A cinematic anarchist’s cookbook, this is an exuberant and euphoric contraption that turns the potentially rigid dialect of surrealism into an always-fluid patois rather than a probationary period with strict dictates and decrees to be subservient to lest the film lose its club card. Symbols whirlwind around us at a cheeky, disreputable near-fever pitch, the film derailing itself in the sheer spirit of jubilance rather than falling into the chasm of recanting its mania and turning surrealism into a “rule-set” it must abide by. With the youthful indiscretion all surrealism ought to exhibit, Buñuel turns the style into an accusation against everything, even itself.
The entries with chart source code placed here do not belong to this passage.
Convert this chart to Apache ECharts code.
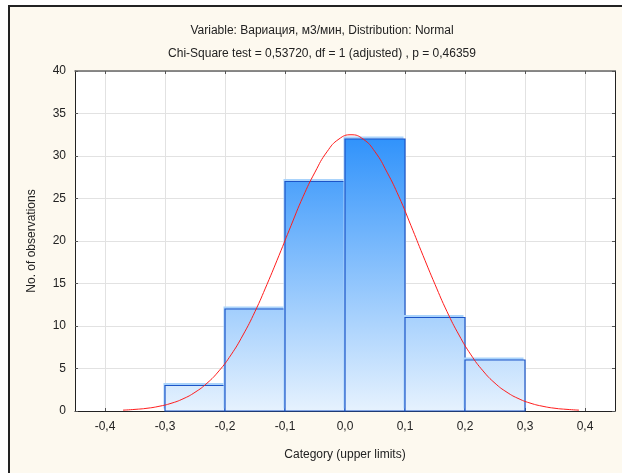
<!DOCTYPE html>
<html>
<head>
<meta charset="utf-8">
<script src="https://cdn.jsdelivr.net/npm/echarts@6/dist/echarts.min.js"></script>
<style>
html, body { margin: 0; padding: 0; background: #fff; }
#chart { width: 622px; height: 473px; }
</style>
</head>
<body>
<div id="chart"></div>
<script>
// histogram bins (upper limits) and counts
var binUpper = [-0.2, -0.1, 0.0, 0.1, 0.2, 0.3];
var counts = [3, 12, 27, 32, 11, 6];
var binWidth = 0.1;

// tick labels
var xTicks = [-0.4, -0.3, -0.2, -0.1, 0.0, 0.1, 0.2, 0.3, 0.4];

// fitted normal curve
var curveX = [-0.37, -0.35, -0.33, -0.31, -0.29, -0.27, -0.25, -0.23, -0.21, -0.19,
              -0.17, -0.15, -0.13, -0.11, -0.09, -0.07, -0.05, -0.03, -0.01, 0.01,
              0.03, 0.05, 0.07, 0.09, 0.11, 0.13, 0.15, 0.17, 0.19, 0.21,
              0.23, 0.25, 0.27, 0.29, 0.31, 0.33, 0.35, 0.37, 0.39];
var curveY = [0.10, 0.19, 0.32, 0.55, 0.90, 1.43, 2.20, 3.27, 4.72, 6.60,
              8.94, 11.7, 14.9, 18.3, 21.8, 25.2, 28.1, 30.5, 32.0, 32.5,
              32.0, 30.5, 28.1, 25.2, 21.8, 18.3, 14.9, 11.7, 8.94, 6.60,
              4.72, 3.27, 2.20, 1.43, 0.90, 0.55, 0.32, 0.19, 0.10];

var titleLine1 = 'Variable: Вариация, м3/мин, Distribution: Normal';
var titleLine2 = 'Chi-Square test = 0,53720, df = 1 (adjusted) , p = 0,46359';

var chart = echarts.init(document.getElementById('chart'));

var font = '"Liberation Sans", Arial, sans-serif';
var maxCount = Math.max.apply(null, counts);

function fmt(v) {
    var s = (Math.abs(v) < 1e-9 ? 0 : v).toFixed(1);
    return s.replace('.', ',');
}

function renderBin(params, api) {
    var hi = api.value(0);
    var n = api.value(1);
    var p0 = api.coord([hi - binWidth, n]);
    var p1 = api.coord([hi, 0]);
    var gTop = api.coord([0, maxCount])[1];
    var gBot = api.coord([0, 0])[1];
    var w = p1[0] - p0[0], h = p1[1] - p0[1];
    return {
        type: 'group',
        children: [
            {
                // light halo above / left of the bar
                type: 'rect',
                shape: { x: p0[0] - 1.5, y: p0[1] - 2.5, width: w, height: h },
                style: { fill: '#a9d3fb' }
            },
            {
                type: 'rect',
                shape: { x: p0[0], y: p0[1], width: w, height: h },
                style: {
                    fill: {
                        type: 'linear', x: 0, y: gTop, x2: 0, y2: gBot, global: true,
                        colorStops: [
                            { offset: 0, color: '#3193fb' },
                            { offset: 1, color: '#e6f2fe' }
                        ]
                    },
                    stroke: '#1c55c8',
                    lineWidth: 1.2
                }
            }
        ]
    };
}

var option = {
    backgroundColor: '#fff',
    animation: false,
    graphic: [
        {
            type: 'rect',
            z: -10,
            shape: { x: 9, y: 6, width: 700, height: 600 },
            style: { fill: '#fdf9ef', stroke: '#222', lineWidth: 2 }
        },
        {
            type: 'text',
            x: 322, y: 31,
            style: { text: titleLine1, align: 'center', verticalAlign: 'middle', font: '12px ' + font, fill: '#222' }
        },
        {
            type: 'text',
            x: 322, y: 54,
            style: { text: titleLine2, align: 'center', verticalAlign: 'middle', font: '12px ' + font, fill: '#222' }
        }
    ],
    grid: {
        left: 75,
        right: 7,
        top: 71,
        bottom: 62,
        show: true,
        backgroundColor: '#fff',
        borderWidth: 0
    },
    xAxis: [
        {
            type: 'value',
            min: -0.45,
            max: 0.45,
            name: 'Category (upper limits)',
            nameLocation: 'middle',
            nameGap: 38,
            nameTextStyle: { fontFamily: font, fontSize: 12, color: '#222' },
            axisLine: { onZero: false, lineStyle: { color: '#222', width: 1 } },
            axisTick: { inside: true, length: 3, customValues: xTicks, lineStyle: { color: '#555' } },
            axisLabel: { customValues: xTicks, formatter: fmt, margin: 10, fontFamily: font, fontSize: 12, color: '#222' },
            splitLine: { show: true, customValues: xTicks, lineStyle: { color: '#e2e2e2', width: 1 } }
        },
        {
            type: 'value',
            position: 'top',
            min: -0.45,
            max: 0.45,
            axisLine: { show: true, onZero: false, lineStyle: { color: '#666', width: 1.5 } },
            axisTick: { show: true, inside: true, length: 3, customValues: xTicks, lineStyle: { color: '#555' } },
            axisLabel: { show: false },
            splitLine: { show: false }
        }
    ],
    yAxis: [
        {
            type: 'value',
            min: 0,
            max: 40,
            interval: 5,
            name: 'No. of observations',
            nameLocation: 'middle',
            nameGap: 37,
            nameTextStyle: { fontFamily: font, fontSize: 12, color: '#222' },
            axisLine: { show: true, onZero: false, lineStyle: { color: '#222', width: 1 } },
            axisTick: { show: true, inside: true, length: 3, lineStyle: { color: '#555' } },
            axisLabel: { margin: 9, fontFamily: font, fontSize: 12, color: '#222' },
            splitLine: { show: true, lineStyle: { color: '#e2e2e2', width: 1 } }
        },
        {
            type: 'value',
            position: 'right',
            min: 0,
            max: 40,
            interval: 5,
            axisLine: { show: true, onZero: false, lineStyle: { color: '#222', width: 1 } },
            axisTick: { show: true, inside: true, length: 3, lineStyle: { color: '#555' } },
            axisLabel: { show: false },
            splitLine: { show: false }
        }
    ],
    series: [
        {
            type: 'custom',
            renderItem: renderBin,
            z: 2,
            data: binUpper.map(function (u, i) { return [u, counts[i]]; })
        },
        {
            type: 'line',
            z: 3,
            smooth: true,
            showSymbol: false,
            lineStyle: { color: '#ff1c1c', width: 1 },
            data: curveX.map(function (x, i) { return [x, curveY[i]]; })
        }
    ]
};

chart.setOption(option);

window.addEventListener('resize', function () {
    chart.resize();
});
</script>
</body>
</html>
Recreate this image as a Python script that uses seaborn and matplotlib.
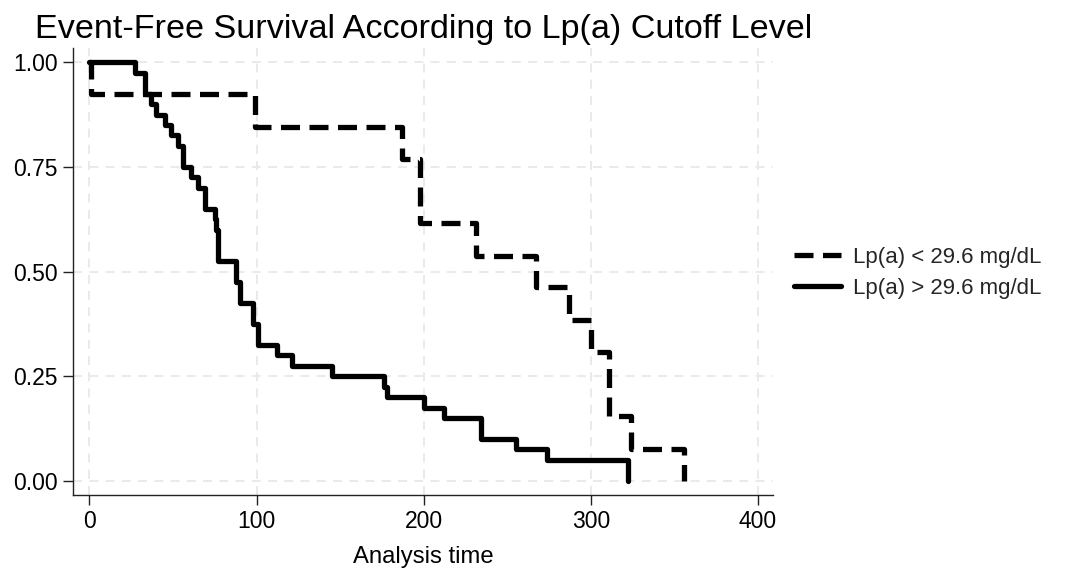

Ossified symbols – which too often form the girders of surrealism and simply trade out one reality of manifest content with another reality of latent content that must be divulged or worked out – are liquefied from solid brick to viscous mortar to be played around with.
Speaking of mortar, among the most striking images in the film is that of some unholy unknown sludge of magma and fecal matter and human waste swirling around in a toxic distillery of what will become congealed construction material, with rough-hewn earth displaced and transmuted into the cornerstone of modern architecture and human civilization masquerading the murk and mire underneath. Portentous, maybe, but there’s a nasty, low-to-the-ground, ribald quality to this film – and all of the director’s works – that infringes on bourgeois values via its very refusal to debate them on their own terms. Instead, this film accepts an “out” in the gloriously low-brow world that directly refutes the puritanical airs of middlebrow society. It’s a carnal, beast-like film, rather than a monastery of hidden-away metaphors. After all, the loosely-sketched, unhinged narrative is about a couple – played by Gaston Modot and Lya Lys – who wish to negotiate their sexual impulses and find that the world, and even the film, is out to stop them.
The knife edge of tragedy and comedy lies within as Karl more or less dalliances with Graucho, Chico, and Harpo in a Marx quartet and the two protagonists’ sexual hearts at the core of the film are systemically ruptured and abused by a film that mimics, and then perverts by mimicking to the point of insanity, the infatuation with closed lips and even more closeted desires in respectable society. Screw-loose with that satisfyingly pungent comic stiletto puncturing the assumption that it’s all just psychological art for the elite, the mockery of moral panic in this film descends all the way to the core fabric of a world that sometimes seems to stop us from engaging our inner needs in ways even it cannot understand. By the conclusion, no lone person or institution is the victim, but the inebriated world itself, visualized in a film frame that tilts back and forth as if standing drunkenly on unstable ground. Rather than displacing an unfurling bedlam onto a character, a place, an object in the frame, it is the tantrum of a film itself that is ready to come crashing down.